The only reason these dropout numbers exist at all is that embarrassing studies by civil rights groups and pressure from pro-school-voucher organizations shamed the state into passing a law that assigns each student a number when he or she enters school, allowing the Department of Education to track pupils' progress.
Those same groups, however, still suspect that California and, particularly, the LAUSD may be understating the problem drastically, in part because the new system relies on self-reporting by school officials. (Imagine asking that of the LAUSD, which can't even calculate its employees' paychecks with any reliability.)
In an economy that increasingly rewards participation in knowledge-based industries, failure to graduate from high school is a virtual guarantor of perpetual helotry. But that's exactly the role the LAUSD is content to assign tens of thousands of black and Latino young people, year after year.
Every June, according to a study conducted last year, California's failing schools add another 120,000 dropouts to a statewide workforce whose unemployment rate is now just under 7%. Over their working lives, each dropout will earn about $290,000 less than their classmates who graduated and, therefore, will pay $100,000 less in federal, state and local taxes.
Nor is that the end of the social cost of our schools' dereliction: A high school graduate is 20% less likely to commit a violent crime than a dropout, 11% less likely to commit a crime against property and 12% less likely to be arrested for breaking the drug laws.
One of the few who did react to Thursday's numbers was Betty T. Yee -- former chief deputy director for budget of the California Department of Finance -- who pointed out that, over their lifetimes, each succeeding "class" of 120,000 dropouts will cost the state $46 billion because "they are more likely to be unemployed and pay no taxes, resort to criminal activity and rely on publicly funded programs for basic subsistence and healthcare. ... A high school graduate is 68% less likely to be on any public assistance program than a high school dropout." (By the way, $46 billion is 2.9% of California's annual gross state product.)
If that's not enough to get somebody's attention, consider the current dropout rates at these Los Angeles high schools: Jefferson (58%), Belmont (56%), Locke (50.9%), Crenshaw (50%), Roosevelt (49.6%), Fremont (46%) and Jordan (43.7%).
Does anybody really think it's an accident that these schools draw their students from the neighborhoods in which the city's gang problem is most serious and most intractable?
There are a lot of failing marks to be passed out here, and they shouldn't go only to our children.
david wyles, chair of the lausd cac responds;
Dear Mr. Rutten,
Your column was spot-on. But it's not only LAUSD that's at fault. It's the community, the families (even if single-parented), and the kids themselves. It's a tragic circle, one that can only be broken by deep civic support to alleviate poverty and by the individual efforts of dedicated parents and children.
LAUSD has many faults, but it alone should not be singled out for the too many drop-outs. Many of these kids have no role models, many of their parents are absent or unemployed, many of them are subject to awful peer pressure (gangs, drugs, etc.).
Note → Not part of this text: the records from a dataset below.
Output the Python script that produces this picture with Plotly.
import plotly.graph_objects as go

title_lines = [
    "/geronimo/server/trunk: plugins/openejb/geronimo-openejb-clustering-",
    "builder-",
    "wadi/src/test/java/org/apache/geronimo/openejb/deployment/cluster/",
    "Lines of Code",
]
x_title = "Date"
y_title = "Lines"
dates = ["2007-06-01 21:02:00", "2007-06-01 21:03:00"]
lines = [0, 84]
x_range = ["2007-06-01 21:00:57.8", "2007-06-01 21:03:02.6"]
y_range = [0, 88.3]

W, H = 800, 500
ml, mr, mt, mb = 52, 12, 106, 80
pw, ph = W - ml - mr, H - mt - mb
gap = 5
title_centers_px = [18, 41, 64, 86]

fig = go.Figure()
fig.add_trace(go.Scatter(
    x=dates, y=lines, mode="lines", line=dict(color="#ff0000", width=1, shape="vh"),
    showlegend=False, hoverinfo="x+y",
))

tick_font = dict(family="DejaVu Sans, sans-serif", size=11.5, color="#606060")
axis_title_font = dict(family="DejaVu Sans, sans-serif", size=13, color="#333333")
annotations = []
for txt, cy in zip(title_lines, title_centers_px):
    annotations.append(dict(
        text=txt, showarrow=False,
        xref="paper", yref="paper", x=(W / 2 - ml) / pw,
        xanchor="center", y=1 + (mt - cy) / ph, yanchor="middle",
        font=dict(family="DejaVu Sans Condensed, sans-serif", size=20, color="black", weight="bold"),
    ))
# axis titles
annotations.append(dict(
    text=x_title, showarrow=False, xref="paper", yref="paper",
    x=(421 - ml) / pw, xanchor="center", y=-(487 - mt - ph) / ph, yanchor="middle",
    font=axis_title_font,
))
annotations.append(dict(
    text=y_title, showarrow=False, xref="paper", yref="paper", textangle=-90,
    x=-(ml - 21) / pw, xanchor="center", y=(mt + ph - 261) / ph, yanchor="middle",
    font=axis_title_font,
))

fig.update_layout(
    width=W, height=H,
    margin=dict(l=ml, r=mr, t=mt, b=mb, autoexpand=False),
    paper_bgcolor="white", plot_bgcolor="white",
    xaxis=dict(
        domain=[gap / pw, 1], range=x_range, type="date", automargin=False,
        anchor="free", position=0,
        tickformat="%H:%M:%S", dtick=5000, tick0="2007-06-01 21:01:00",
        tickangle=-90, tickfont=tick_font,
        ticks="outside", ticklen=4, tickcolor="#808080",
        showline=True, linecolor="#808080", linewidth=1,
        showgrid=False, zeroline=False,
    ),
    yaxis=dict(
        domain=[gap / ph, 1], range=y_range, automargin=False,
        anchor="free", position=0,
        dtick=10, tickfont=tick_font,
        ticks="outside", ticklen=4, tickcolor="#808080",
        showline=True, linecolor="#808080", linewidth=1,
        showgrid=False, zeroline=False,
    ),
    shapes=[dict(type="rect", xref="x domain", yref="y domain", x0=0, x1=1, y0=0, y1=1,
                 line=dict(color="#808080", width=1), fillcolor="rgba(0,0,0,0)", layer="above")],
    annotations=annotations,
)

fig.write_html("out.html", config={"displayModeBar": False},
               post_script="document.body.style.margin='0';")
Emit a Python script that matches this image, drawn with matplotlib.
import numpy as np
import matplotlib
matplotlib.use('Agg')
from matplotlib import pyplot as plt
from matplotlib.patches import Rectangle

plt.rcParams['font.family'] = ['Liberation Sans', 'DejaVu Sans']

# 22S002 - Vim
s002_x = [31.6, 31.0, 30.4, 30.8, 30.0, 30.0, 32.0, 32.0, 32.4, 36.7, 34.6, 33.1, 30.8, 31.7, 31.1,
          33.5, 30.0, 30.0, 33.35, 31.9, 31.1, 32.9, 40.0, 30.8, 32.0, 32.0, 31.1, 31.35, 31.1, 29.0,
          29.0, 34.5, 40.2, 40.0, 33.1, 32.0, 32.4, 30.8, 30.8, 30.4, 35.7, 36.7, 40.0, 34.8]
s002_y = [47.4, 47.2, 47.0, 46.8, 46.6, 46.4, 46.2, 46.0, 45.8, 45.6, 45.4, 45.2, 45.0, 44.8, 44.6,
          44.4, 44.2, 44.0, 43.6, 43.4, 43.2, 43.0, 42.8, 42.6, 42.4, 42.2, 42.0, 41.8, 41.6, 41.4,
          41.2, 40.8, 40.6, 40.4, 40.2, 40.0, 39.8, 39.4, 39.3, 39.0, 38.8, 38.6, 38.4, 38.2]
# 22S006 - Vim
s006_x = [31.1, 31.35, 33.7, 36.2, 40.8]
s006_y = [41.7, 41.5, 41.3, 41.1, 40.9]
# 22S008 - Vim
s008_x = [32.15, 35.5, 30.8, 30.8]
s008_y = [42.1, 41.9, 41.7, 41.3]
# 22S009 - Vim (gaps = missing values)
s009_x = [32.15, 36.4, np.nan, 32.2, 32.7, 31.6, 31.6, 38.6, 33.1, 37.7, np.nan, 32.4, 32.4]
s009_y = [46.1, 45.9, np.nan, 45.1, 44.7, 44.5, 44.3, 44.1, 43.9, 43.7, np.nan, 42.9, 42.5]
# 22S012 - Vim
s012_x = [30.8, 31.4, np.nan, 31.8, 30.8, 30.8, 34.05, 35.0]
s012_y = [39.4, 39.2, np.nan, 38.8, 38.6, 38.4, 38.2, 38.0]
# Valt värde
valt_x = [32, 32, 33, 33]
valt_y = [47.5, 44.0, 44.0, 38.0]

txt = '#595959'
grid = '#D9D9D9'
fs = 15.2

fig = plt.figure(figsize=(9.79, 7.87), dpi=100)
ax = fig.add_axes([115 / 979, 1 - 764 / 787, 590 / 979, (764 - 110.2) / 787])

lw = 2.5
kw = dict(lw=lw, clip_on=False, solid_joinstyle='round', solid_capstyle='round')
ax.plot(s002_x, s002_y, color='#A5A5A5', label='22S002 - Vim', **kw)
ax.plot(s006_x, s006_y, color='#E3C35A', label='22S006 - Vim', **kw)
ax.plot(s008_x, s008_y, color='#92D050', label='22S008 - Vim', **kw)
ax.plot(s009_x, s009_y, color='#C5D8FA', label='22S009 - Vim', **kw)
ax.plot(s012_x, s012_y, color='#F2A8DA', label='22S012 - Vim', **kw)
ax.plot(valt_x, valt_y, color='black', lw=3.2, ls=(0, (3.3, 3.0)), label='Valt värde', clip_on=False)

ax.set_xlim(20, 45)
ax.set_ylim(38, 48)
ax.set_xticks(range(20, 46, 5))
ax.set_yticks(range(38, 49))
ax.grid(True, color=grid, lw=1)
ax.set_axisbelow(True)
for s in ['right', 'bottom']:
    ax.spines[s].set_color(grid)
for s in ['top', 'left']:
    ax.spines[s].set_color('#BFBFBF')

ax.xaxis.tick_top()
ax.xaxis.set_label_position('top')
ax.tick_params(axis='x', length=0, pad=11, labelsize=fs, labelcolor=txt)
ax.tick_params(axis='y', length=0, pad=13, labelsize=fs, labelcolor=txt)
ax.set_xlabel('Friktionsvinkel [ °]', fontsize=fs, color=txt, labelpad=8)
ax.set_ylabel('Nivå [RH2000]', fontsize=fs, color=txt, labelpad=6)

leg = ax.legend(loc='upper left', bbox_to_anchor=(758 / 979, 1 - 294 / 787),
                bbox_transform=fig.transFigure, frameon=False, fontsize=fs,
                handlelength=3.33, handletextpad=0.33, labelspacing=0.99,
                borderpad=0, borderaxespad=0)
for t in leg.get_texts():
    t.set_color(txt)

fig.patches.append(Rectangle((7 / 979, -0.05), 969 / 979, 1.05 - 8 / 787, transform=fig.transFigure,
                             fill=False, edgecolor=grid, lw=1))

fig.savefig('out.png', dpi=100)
The school system should definitely keep better track of kids who drop out (for instance, some 60 per cent of future drop-outs can be reliably targeted by their attendance in third grade!). But ultimately, it is the community, the family, and the child himself who determines the drop-out rate.
We can't blame all of our social ills on LAUSD.
Sincerely,
David Wyles
P.S. I'm presently Chairman of the Community Advisory Committee of LAUSD, which represents the interests of the parents of the more than 82,000 children with special needs in the School District.
Kids with learning disabilities are more likely to drop out and go to juvenile hall or prison than the general population, so they definitely need more attention from everybody -- and that includes LAUSD, the Mayor, and the Los Angeles Times.